Tuesday 31 July 2012

Originally broadcast on CHED Radio, Edmonton, Alberta, Canada in 1964


A little journey into the nostalgia today.  When I was a kid, I used to look forward to Saturday because that was the day my father took us to the market garden.  It was an exciting place full of all kinds of wonderful smells and sounds.  It was one of the biggest buildings in our city then, with what appeared to me to be miles of low counters stuffed with fresh vegetables, fruit, homemade candy, jars of preserves, boxes of honeycomb, flowers, both real and artificial, fresh killed turkeys and geese with their heads neatly wrapped in brown paper, and a thousand other things to tempt the shoppers.
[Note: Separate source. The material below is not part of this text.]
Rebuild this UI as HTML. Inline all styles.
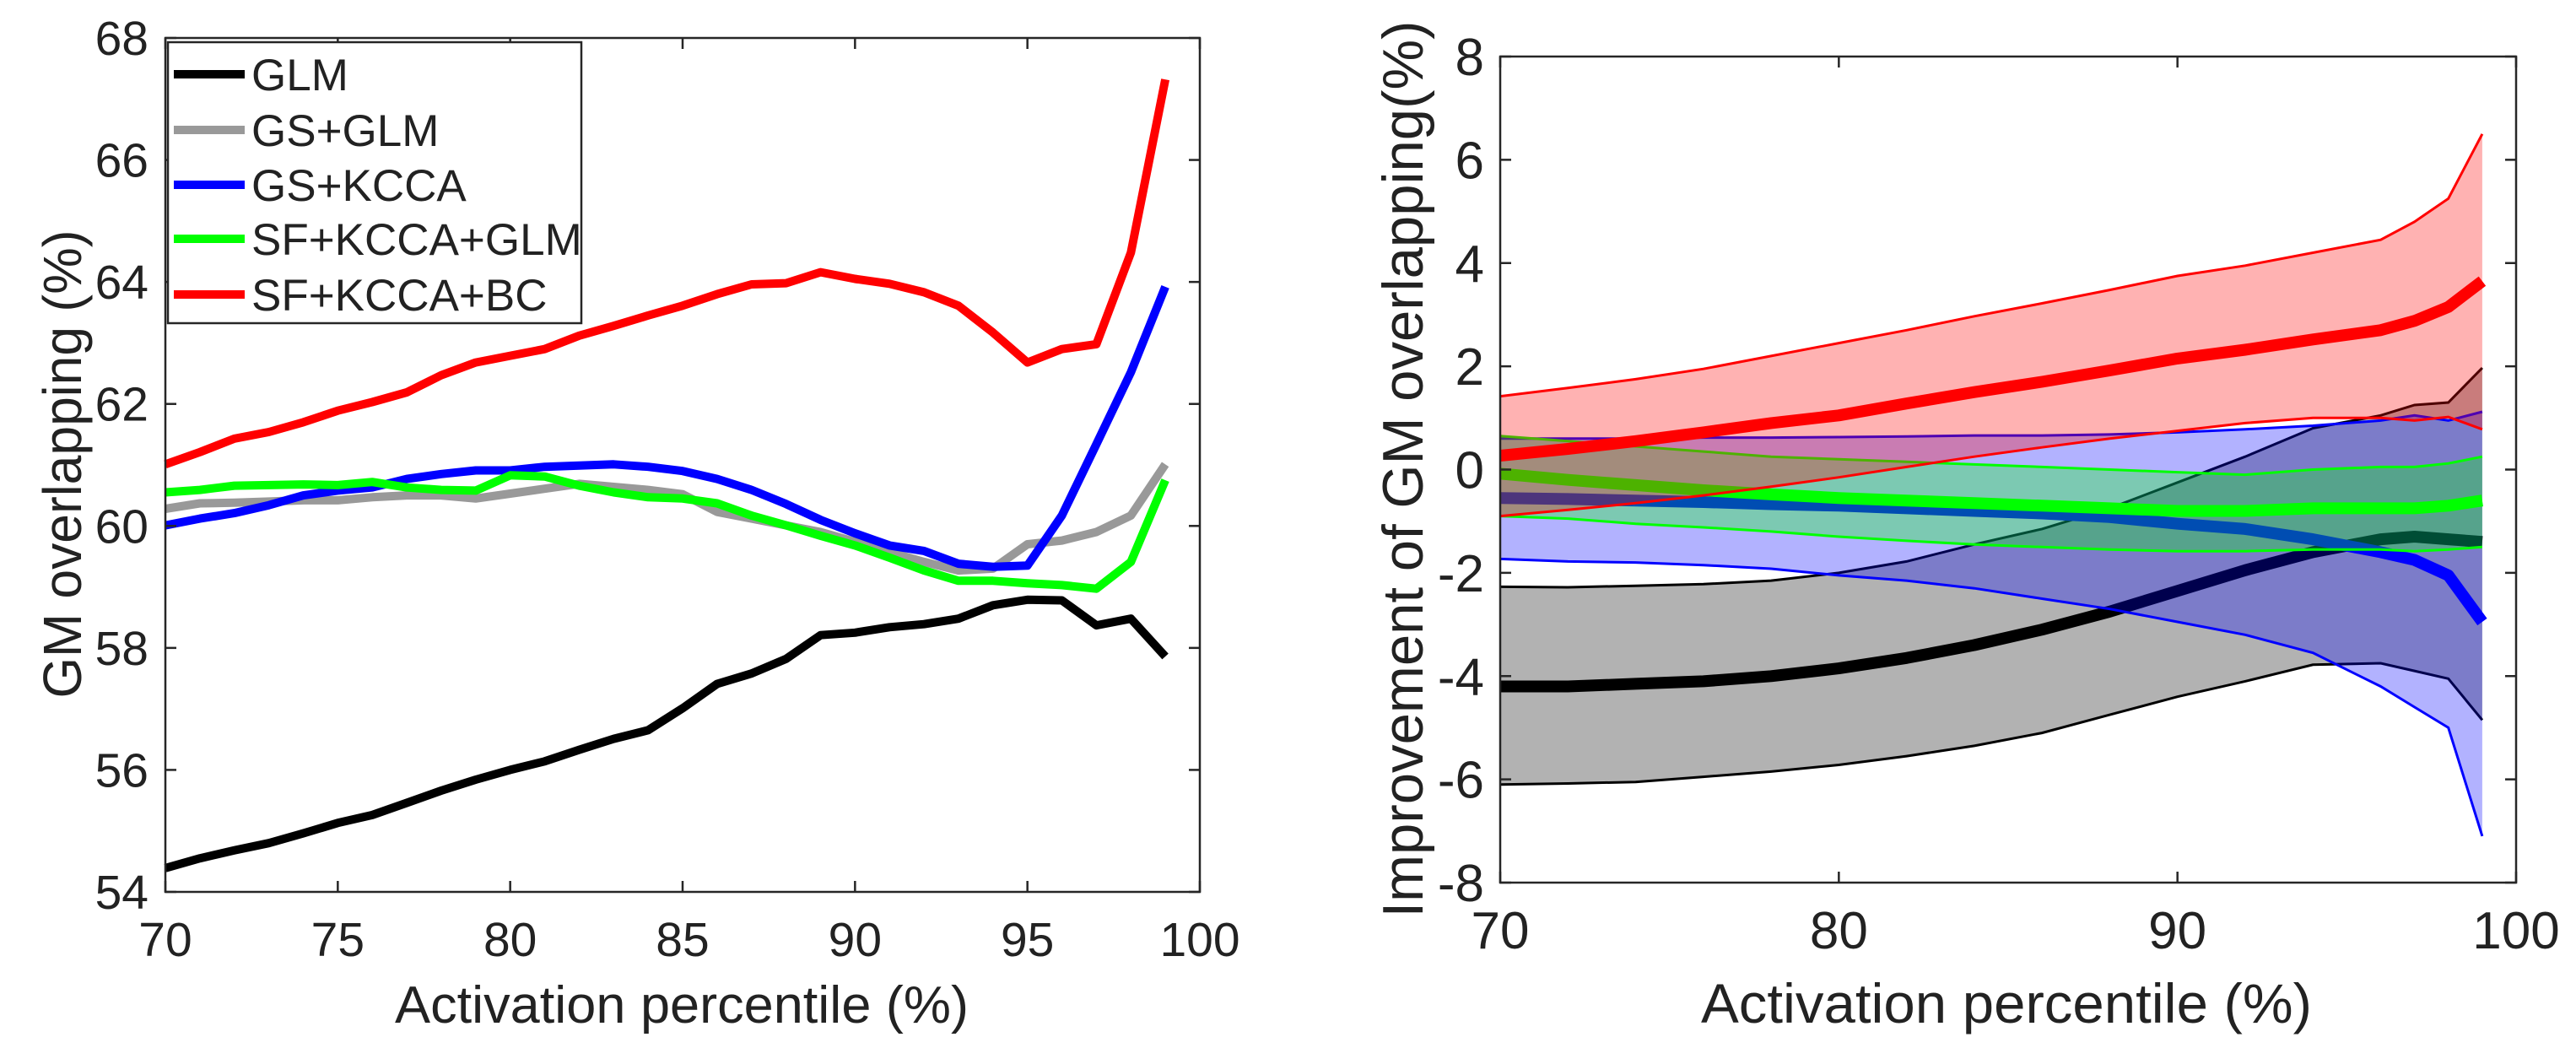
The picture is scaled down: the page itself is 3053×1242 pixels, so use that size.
<!DOCTYPE html>
<html><head><meta charset="utf-8"><style>
html,body{margin:0;padding:0;background:#fff}
svg text{font-family:"Liberation Sans",Arial,sans-serif;fill:#222}
</style></head><body>
<svg id="fig" width="3053" height="1237" viewBox="0 0 3053 1237" xmlns="http://www.w3.org/2000/svg">
<g id="left"></g>
<g id="right"></g>
</svg>
<script>
// ---------- Left chart data ----------
const xLeft = [70,71,72,73,74,75,76,77,78,79,80,81,82,83,84,85,86,87,88,89,90,91,92,93,94,95,96,97,98,99];
const glm = [54.39,54.55,54.68,54.80,54.96,55.13,55.26,55.46,55.66,55.84,56.00,56.14,56.33,56.51,56.65,57.01,57.41,57.58,57.82,58.21,58.25,58.34,58.39,58.48,58.70,58.79,58.78,58.37,58.48,57.86];
const gsGlm = [60.28,60.37,60.38,60.40,60.42,60.42,60.47,60.50,60.50,60.45,60.53,60.61,60.69,60.64,60.59,60.52,60.23,60.12,60.01,59.90,59.74,59.57,59.41,59.27,59.30,59.70,59.76,59.90,60.17,61.01];
const gsKcca = [60.01,60.12,60.21,60.34,60.50,60.58,60.63,60.77,60.85,60.91,60.91,60.97,60.99,61.01,60.97,60.90,60.77,60.59,60.36,60.10,59.88,59.68,59.59,59.38,59.33,59.35,60.17,61.34,62.52,63.92];
const sfKccaGlm = [60.55,60.59,60.66,60.67,60.68,60.67,60.72,60.63,60.59,60.58,60.83,60.81,60.66,60.55,60.47,60.45,60.37,60.17,60.01,59.84,59.68,59.48,59.27,59.10,59.10,59.06,59.03,58.97,59.41,60.75];
const sfKccaBc = [61.01,61.21,61.43,61.54,61.70,61.89,62.03,62.19,62.47,62.68,62.79,62.90,63.12,63.28,63.45,63.61,63.80,63.96,63.98,64.16,64.05,63.97,63.83,63.61,63.17,62.68,62.90,62.98,64.48,67.32];
const leftXTicks = [70,75,80,85,90,95,100];
const leftYTicks = [54,56,58,60,62,64,66,68];
const legendLabels = ["GLM","GS+GLM","GS+KCCA","SF+KCCA+GLM","SF+KCCA+BC"];

// ---------- Right chart data ----------
const xRight = [70,72,74,76,78,80,82,84,86,88,90,92,94,96,97,98,99];
const blackUpper = [-2.27,-2.28,-2.25,-2.22,-2.15,-2.0,-1.78,-1.45,-1.15,-0.75,-0.25,0.25,0.8,1.05,1.25,1.3,1.97];
const blackMean  = [-4.2,-4.2,-4.15,-4.1,-4.0,-3.85,-3.65,-3.4,-3.1,-2.75,-2.35,-1.95,-1.6,-1.35,-1.3,-1.35,-1.4];
const blackLower = [-6.1,-6.08,-6.05,-5.95,-5.85,-5.72,-5.55,-5.35,-5.1,-4.75,-4.4,-4.1,-3.78,-3.75,-3.9,-4.05,-4.85];
const blueUpper = [0.6,0.6,0.6,0.62,0.62,0.63,0.64,0.66,0.66,0.68,0.72,0.78,0.85,0.95,1.05,0.95,1.12];
const blueMean  = [-0.55,-0.57,-0.6,-0.63,-0.67,-0.7,-0.75,-0.8,-0.85,-0.92,-1.05,-1.15,-1.35,-1.6,-1.75,-2.05,-2.95];
const blueLower = [-1.73,-1.78,-1.8,-1.85,-1.92,-2.05,-2.15,-2.3,-2.5,-2.7,-2.95,-3.2,-3.55,-4.2,-4.6,-5.0,-7.1];
const greenUpper = [0.65,0.55,0.45,0.35,0.25,0.2,0.15,0.1,0.05,0.0,-0.05,-0.1,0.0,0.05,0.05,0.12,0.25];
const greenMean  = [-0.08,-0.2,-0.3,-0.4,-0.48,-0.55,-0.6,-0.65,-0.7,-0.75,-0.8,-0.8,-0.75,-0.75,-0.75,-0.7,-0.6];
const greenLower = [-0.9,-0.95,-1.05,-1.12,-1.2,-1.3,-1.38,-1.45,-1.5,-1.55,-1.58,-1.58,-1.55,-1.55,-1.58,-1.55,-1.5];
const redUpper = [1.42,1.58,1.75,1.95,2.2,2.45,2.7,2.97,3.22,3.48,3.75,3.95,4.2,4.45,4.8,5.25,6.5];
const redMean  = [0.27,0.4,0.55,0.72,0.9,1.05,1.28,1.5,1.7,1.92,2.15,2.32,2.52,2.7,2.88,3.15,3.65];
const redLower = [-0.9,-0.78,-0.65,-0.5,-0.33,-0.15,0.05,0.25,0.43,0.6,0.75,0.9,1.0,1.0,0.95,1.02,0.78];
const rightXTicks = [70,80,90,100];
const rightYTicks = [-8,-6,-4,-2,0,2,4,6,8];

const NS = "http://www.w3.org/2000/svg";
function mk(tag, attrs, parent){
  const e = document.createElementNS(NS, tag);
  for (const k in attrs) e.setAttribute(k, attrs[k]);
  parent.appendChild(e);
  return e;
}
function scale(d0,d1,r0,r1){ return v => r0 + (v-d0)/(d1-d0)*(r1-r0); }
function pts(xs, ys, sx, sy){ return xs.map((x,i)=>sx(x).toFixed(1)+","+sy(ys[i]).toFixed(1)).join(" "); }

// ---------- LEFT ----------
(function(){
  const g = document.getElementById('left');
  const L=196,R=1422,T=45,B=1057;
  const sx = scale(70,100,L,R), sy = scale(54,68,B,T);
  const series = [
    {d:glm, c:"#000000", n:"glm-line"},
    {d:gsGlm, c:"#999999", n:"gs-glm-line"},
    {d:gsKcca, c:"#0000ff", n:"gs-kcca-line"},
    {d:sfKccaGlm, c:"#00ff00", n:"sf-kcca-glm-line"},
    {d:sfKccaBc, c:"#ff0000", n:"sf-kcca-bc-line"}
  ];
  const axisBg = mk('rect',{x:L,y:T,width:R-L,height:B-T,fill:"#fff"},g);
  
  
  series.forEach(s=>{
    const p = mk('polyline',{points:pts(xLeft,s.d,sx,sy),fill:"none",stroke:s.c,"stroke-width":10,"stroke-linejoin":"round"},g);
    
    
  });
  const box = mk('rect',{x:L,y:T,width:R-L,height:B-T,fill:"none",stroke:"#262626","stroke-width":2.5},g);
  
  
  leftXTicks.forEach(t=>{
    const x=sx(t);
    mk('line',{x1:x,y1:B,x2:x,y2:B-13,stroke:"#262626","stroke-width":2.5},g);
    mk('line',{x1:x,y1:T,x2:x,y2:T+13,stroke:"#262626","stroke-width":2.5},g);
    const tx = mk('text',{x:x,y:1133,"font-size":57,"text-anchor":"middle"},g);
    tx.textContent=t;
    
    
  });
  leftYTicks.forEach(t=>{
    const y=sy(t);
    mk('line',{x1:L,y1:y,x2:L+13,y2:y,stroke:"#262626","stroke-width":2.5},g);
    mk('line',{x1:R,y1:y,x2:R-13,y2:y,stroke:"#262626","stroke-width":2.5},g);
    const tx = mk('text',{x:176,y:y+20,"font-size":57,"text-anchor":"end"},g);
    tx.textContent=t;
    
    
  });
  const xl = mk('text',{x:808,y:1212,"font-size":62,"text-anchor":"middle",textLength:680,lengthAdjust:"spacingAndGlyphs"},g);
  xl.textContent="Activation percentile (%)";
  
  
  const yl = mk('text',{x:0,y:0,"font-size":64,"text-anchor":"middle",textLength:555,lengthAdjust:"spacingAndGlyphs",transform:"translate(96,550) rotate(-90)"},g);
  yl.textContent="GM overlapping (%)";
  
  
  const lg = mk('g',{},g);
  
  
  const lb = mk('rect',{x:199,y:50,width:490,height:333,fill:"#fff",stroke:"#262626","stroke-width":2.5},lg);
  
  
  const ys=[88,154,219,283,349];
  legendLabels.forEach((lab,i)=>{
    const e = mk('g',{},lg);
    
    
    mk('line',{x1:206,y1:ys[i],x2:290,y2:ys[i],stroke:series[i].c,"stroke-width":10},e);
    const t = mk('text',{x:298,y:ys[i]+19,"font-size":53},e);
    t.textContent=lab;
  });
})();

// ---------- RIGHT ----------
(function(){
  const g = document.getElementById('right');
  const L=1778,R=2982,T=67,B=1046;
  const sx = scale(70,100,L,R), sy = scale(-8,8,B,T);
  const bands = [
    {u:blackUpper,m:blackMean,l:blackLower,c:"#000000",n:"glm"},
    {u:blueUpper,m:blueMean,l:blueLower,c:"#0000ff",n:"gs-kcca"},
    {u:greenUpper,m:greenMean,l:greenLower,c:"#00ff00",n:"sf-kcca-glm"},
    {u:redUpper,m:redMean,l:redLower,c:"#ff0000",n:"sf-kcca-bc"}
  ];
  bands.forEach(b=>{
    const poly = pts(xRight,b.u,sx,sy)+" "+pts(xRight.slice().reverse(),b.l.slice().reverse(),sx,sy);
    const f = mk('polygon',{points:poly,fill:b.c,"fill-opacity":0.3,stroke:"none"},g);
    
    
    const u = mk('polyline',{points:pts(xRight,b.u,sx,sy),fill:"none",stroke:b.c,"stroke-width":3},g);
    
    
    const lo = mk('polyline',{points:pts(xRight,b.l,sx,sy),fill:"none",stroke:b.c,"stroke-width":3},g);
    
    
    const m = mk('polyline',{points:pts(xRight,b.m,sx,sy),fill:"none",stroke:b.c,"stroke-width":14,"stroke-linejoin":"round"},g);
    
    
  });
  const box = mk('rect',{x:L,y:T,width:R-L,height:B-T,fill:"none",stroke:"#262626","stroke-width":2.5},g);
  
  
  rightXTicks.forEach(t=>{
    const x=sx(t);
    mk('line',{x1:x,y1:B,x2:x,y2:B-13,stroke:"#262626","stroke-width":2.5},g);
    mk('line',{x1:x,y1:T,x2:x,y2:T+13,stroke:"#262626","stroke-width":2.5},g);
    const tx = mk('text',{x:x,y:1124,"font-size":62,"text-anchor":"middle"},g);
    tx.textContent=t;
    
    
  });
  rightYTicks.forEach(t=>{
    const y=sy(t);
    mk('line',{x1:L,y1:y,x2:L+13,y2:y,stroke:"#262626","stroke-width":2.5},g);
    mk('line',{x1:R,y1:y,x2:R-13,y2:y,stroke:"#262626","stroke-width":2.5},g);
    const tx = mk('text',{x:1759,y:y+22,"font-size":62,"text-anchor":"end"},g);
    tx.textContent=t;
    
    
  });
  const xl = mk('text',{x:2378,y:1212,"font-size":66,"text-anchor":"middle",textLength:724,lengthAdjust:"spacingAndGlyphs"},g);
  xl.textContent="Activation percentile (%)";
  
  
  const yl = mk('text',{x:0,y:0,"font-size":68,"text-anchor":"middle",textLength:1063,lengthAdjust:"spacingAndGlyphs",transform:"translate(1686,556) rotate(-90)"},g);
  yl.textContent="Improvement of GM overlapping(%)";
  
  
})();
</script>
</body></html>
Behind each booth stood a contingent of farmers-turned-merchants.  The ladies were always huge and wore colorful scarves wrapped around their heads and the gentleman wore large mustaches curled up at the ends.  Most of these good souls were from Europe and as we passed by each stall, we'd here animated conversations in 20 different tongues.  The market garden was sort of a roofed-in year-round country fair, and to me it was always exciting and friendly.  I remember how we'd always take a walk through the parking area, where ancient trucks or teams of horses would be tied up awaiting completion of the days business inside. Alongside many of the wagons we'd find wooden boxes containing small puppies or kittens or live foul, and every week we begged father for a pup, and every week he'd say" maybe next Saturday".  The old market still stands in my town, but there is talk of tearing it down. Those wonderful merchants have been sort of crowded out and frankly, I think we're a little poorer for it.  The market always remind me, even as a kid, that we do indeed spring from the soil, live by it, and ultimately returned to it.  I'd be sorry to see it go.